New Russian History textbook in the works

The new Russian history textbooks are expected to reflect the emerging trend toward promoting conservative values, which has been taking hold since the beginning of Vladimir Putin's third term in power. Source: Source: PhotoXPress

The new Russian history textbooks are expected to reflect the emerging trend toward promoting conservative values, which has been taking hold since the beginning of Vladimir Putin's third term in power. Source: Source: PhotoXPress

Government calls on scholars to prepare a new comprehensive textbook. Experts feel the book will aim to uphold conservative values in society.

It is possible that, in just one year's time, Russian secondary school students will be learning their country's history from a single textbook, Russia's Education and Science Minister Dmitri Livanov said.

This follows President Vladimir Putin’s call for the need to develop single textbooks in Russian history for secondary schools. 

According to the Russian president, the new textbook must “be based on a single concept, drawing on the same logic of continuous Russian history, on interconnection between all its stages, and respect for all its milestones.” The textbook must also be free of any “internal contradictions” and should not allow “different interpretations.”

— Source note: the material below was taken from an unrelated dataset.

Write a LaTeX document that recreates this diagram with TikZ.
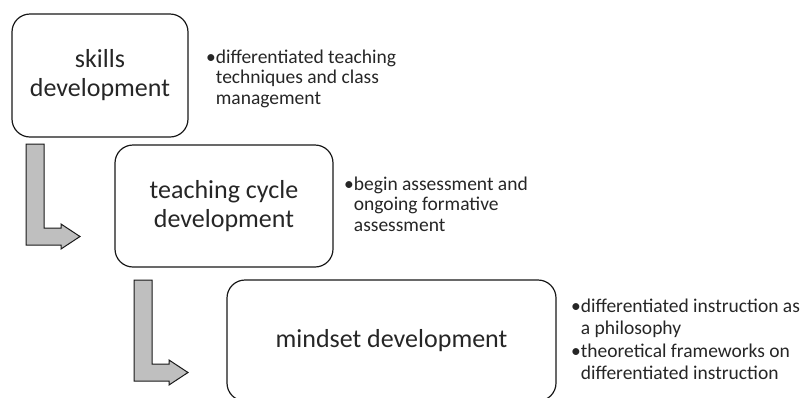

So why is a single concept of a school history textbook even necessary? Supporters of the move point to the current 82 history textbooks recommended for schools by the Education Ministry, even though some of them cite unverified facts and controversial concepts regarding the history of Russia. This argument is championed by, among others, Director of the Institute of Universal History of the Russian Academy of Sciences Aleksandr Chubaryan. He has expounded on his so-far failed attempts to get authors of existing textbooks to reconcile their differences in the way they treat the origins of the Russian state (in this respect, historians have been debating the extent of the Scandinavian influence on the establishment of Russia's national identity continuously ever since the 18th century), the Great Patriotic War (with the key controversies here being the characterisation of Soviet foreign policy following the 1939 Molotov-Ribbentrop Non-Aggression Pact, as well as the beginning of the Great Patriotic War, sometimes aggravated by purely statistical differences in, for instance, the overall death toll) and, finally, the post-Soviet phase (where assessments may be grounded in mass media reports and op-ed articles with varying degrees of bias).In other words, authors of the numerous school textbooks in Russian history have struggled to agree on how this history even started, where it has arrived, and what the last great war meant for the country.

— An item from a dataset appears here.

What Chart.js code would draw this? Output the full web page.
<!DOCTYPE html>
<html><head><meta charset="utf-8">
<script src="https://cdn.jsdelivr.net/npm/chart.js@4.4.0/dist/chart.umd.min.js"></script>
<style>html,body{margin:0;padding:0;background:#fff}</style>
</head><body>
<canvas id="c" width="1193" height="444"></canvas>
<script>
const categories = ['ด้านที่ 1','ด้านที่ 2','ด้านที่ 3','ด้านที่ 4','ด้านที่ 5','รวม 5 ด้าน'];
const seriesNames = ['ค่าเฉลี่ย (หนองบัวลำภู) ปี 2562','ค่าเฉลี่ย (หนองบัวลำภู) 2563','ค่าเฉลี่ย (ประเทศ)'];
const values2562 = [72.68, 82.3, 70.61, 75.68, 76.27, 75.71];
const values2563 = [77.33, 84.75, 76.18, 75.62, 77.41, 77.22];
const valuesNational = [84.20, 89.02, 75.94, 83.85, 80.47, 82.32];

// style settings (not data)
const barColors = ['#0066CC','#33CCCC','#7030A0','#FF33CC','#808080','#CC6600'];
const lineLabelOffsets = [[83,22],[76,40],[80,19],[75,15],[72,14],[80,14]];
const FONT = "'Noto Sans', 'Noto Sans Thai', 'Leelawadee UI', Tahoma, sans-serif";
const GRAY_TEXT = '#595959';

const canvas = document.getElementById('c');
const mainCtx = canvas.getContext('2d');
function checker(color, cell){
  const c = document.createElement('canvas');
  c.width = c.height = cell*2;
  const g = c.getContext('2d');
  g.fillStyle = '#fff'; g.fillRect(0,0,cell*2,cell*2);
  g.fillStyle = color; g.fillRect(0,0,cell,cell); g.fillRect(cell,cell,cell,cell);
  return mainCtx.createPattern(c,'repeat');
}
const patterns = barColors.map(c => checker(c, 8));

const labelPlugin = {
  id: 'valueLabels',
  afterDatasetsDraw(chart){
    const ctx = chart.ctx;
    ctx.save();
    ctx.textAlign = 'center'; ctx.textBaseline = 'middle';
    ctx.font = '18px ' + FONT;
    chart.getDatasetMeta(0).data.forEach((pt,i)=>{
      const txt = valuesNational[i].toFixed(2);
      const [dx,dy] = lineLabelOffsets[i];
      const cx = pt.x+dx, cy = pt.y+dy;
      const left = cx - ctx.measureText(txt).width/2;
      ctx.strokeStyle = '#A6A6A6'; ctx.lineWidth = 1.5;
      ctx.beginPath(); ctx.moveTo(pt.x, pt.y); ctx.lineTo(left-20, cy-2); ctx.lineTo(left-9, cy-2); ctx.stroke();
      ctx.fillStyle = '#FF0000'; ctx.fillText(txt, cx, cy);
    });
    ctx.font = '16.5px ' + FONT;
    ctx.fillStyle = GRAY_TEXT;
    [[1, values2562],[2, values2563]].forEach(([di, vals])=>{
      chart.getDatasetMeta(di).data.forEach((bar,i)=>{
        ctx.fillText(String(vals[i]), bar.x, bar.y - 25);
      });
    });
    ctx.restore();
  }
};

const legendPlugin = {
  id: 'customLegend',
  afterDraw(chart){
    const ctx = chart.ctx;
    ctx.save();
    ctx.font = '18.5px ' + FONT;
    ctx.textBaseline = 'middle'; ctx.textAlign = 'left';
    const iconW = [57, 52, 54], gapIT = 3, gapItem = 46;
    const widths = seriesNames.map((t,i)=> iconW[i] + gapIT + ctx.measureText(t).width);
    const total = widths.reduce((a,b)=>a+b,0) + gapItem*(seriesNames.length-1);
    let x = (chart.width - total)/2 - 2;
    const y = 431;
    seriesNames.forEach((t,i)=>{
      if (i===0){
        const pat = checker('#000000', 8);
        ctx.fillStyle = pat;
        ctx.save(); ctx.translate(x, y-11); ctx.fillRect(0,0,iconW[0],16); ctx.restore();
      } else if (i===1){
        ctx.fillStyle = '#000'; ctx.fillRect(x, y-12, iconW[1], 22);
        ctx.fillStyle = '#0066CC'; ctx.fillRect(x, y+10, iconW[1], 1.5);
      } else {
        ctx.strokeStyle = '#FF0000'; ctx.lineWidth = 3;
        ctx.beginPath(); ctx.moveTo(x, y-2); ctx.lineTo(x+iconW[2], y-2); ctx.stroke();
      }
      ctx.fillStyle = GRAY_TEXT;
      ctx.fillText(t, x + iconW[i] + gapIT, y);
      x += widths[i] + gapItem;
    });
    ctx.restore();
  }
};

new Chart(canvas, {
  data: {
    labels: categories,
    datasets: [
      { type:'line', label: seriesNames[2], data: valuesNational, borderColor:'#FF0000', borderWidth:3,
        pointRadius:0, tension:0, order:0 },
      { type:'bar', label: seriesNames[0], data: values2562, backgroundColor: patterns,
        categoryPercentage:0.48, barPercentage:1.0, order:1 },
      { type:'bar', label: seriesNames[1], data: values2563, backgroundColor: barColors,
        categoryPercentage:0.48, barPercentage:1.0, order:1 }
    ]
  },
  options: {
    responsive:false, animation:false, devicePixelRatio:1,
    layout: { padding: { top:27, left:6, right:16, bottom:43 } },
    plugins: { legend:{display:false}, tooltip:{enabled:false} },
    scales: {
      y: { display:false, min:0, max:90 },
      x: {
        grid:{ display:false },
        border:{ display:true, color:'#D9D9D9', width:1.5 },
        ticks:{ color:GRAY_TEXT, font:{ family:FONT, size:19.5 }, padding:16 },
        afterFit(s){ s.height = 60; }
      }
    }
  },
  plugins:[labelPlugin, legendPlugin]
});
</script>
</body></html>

Some moves Putin made during his first two presidential terms, reinstatement of the Soviet anthem with different lyrics among them, clearly sent the message that the President was willing to make the Soviet period a respectful part of Russian history.

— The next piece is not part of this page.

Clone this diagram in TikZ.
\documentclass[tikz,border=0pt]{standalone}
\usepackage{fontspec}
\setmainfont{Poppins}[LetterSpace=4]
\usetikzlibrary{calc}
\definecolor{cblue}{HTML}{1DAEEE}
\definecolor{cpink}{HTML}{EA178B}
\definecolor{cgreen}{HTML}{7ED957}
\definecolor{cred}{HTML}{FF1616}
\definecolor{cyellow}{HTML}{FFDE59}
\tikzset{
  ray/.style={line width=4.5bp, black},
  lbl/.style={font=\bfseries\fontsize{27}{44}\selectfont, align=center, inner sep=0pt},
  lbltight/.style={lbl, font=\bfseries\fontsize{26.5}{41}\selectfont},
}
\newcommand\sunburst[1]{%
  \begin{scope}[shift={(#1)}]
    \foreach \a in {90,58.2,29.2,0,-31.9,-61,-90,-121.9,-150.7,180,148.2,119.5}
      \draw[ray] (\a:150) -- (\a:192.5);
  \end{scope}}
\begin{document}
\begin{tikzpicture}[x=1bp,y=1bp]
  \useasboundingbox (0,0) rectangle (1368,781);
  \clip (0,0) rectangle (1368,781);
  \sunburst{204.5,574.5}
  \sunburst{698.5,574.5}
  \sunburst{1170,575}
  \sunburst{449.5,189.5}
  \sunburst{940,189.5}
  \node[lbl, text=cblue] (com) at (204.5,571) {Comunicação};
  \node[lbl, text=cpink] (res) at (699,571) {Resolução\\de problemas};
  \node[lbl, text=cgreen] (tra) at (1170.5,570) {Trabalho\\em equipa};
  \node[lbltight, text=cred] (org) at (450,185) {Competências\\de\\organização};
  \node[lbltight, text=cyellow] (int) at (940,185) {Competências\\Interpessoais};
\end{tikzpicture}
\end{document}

Meanwhile, the desire to take the edge off some turning points in the recent past is also obvious: take, for one, the public holiday celebrating the anniversary of the October Revolution. The holiday, albeit under a different name – the Day of National Unity and Reconciliation – was still there on the calendar up until 2005, when a different historical date in early November was offered: liberation of the Kremlin by a popular uprising from Polish-Lithuanian invaders in 1612. “The idea of a single history textbook stems from a desire to bring the society together around a certain symbolic centre”, says Aleksei Titkov , Associate Professor at the Department of Political Theory and Political Analysis of the Higher School of Economics. “A centre that would justify the existing state of affairs,” he adds.

According to Titkov, there was no urgency in such projects during Vladimir Putin's first and, to a certain degree, second stints in power. “After the crisis of the 1990s, most of the population thought they were fortunate to have Putin anyway. By now, they have grown accustomed to him, so other methods are needed to persuade them that the existing state of affairs is the best possible option,” Titkov says. “The main ideological message is also quite discernible: unconditional respect for any regime that ruled Russia during various periods of its history, mingled with respect for the traditional family and religion.” 

Elena Galkina, Professor at the Faculty of History at Moscow State Pedagogical University points out that this is far from the first attempt by the Russian authorities to commission a history textbook satisfactory for their purposes. In 2007, such a textbook was actually written, effectively to the order of the then deputy head of the Presidential Executive Office Vladislav Surkov, who was responsible, among other things, for ideology. “The textbook provoked an outburst among professional historians but eventually failed to make its way into schools, mostly because it was not written properly,” Galkina said.

She expects the new textbooks to reflect the incipient trend towards promoting conservative values, which has been taking hold since the beginning of Vladimir Putin's third stay in power.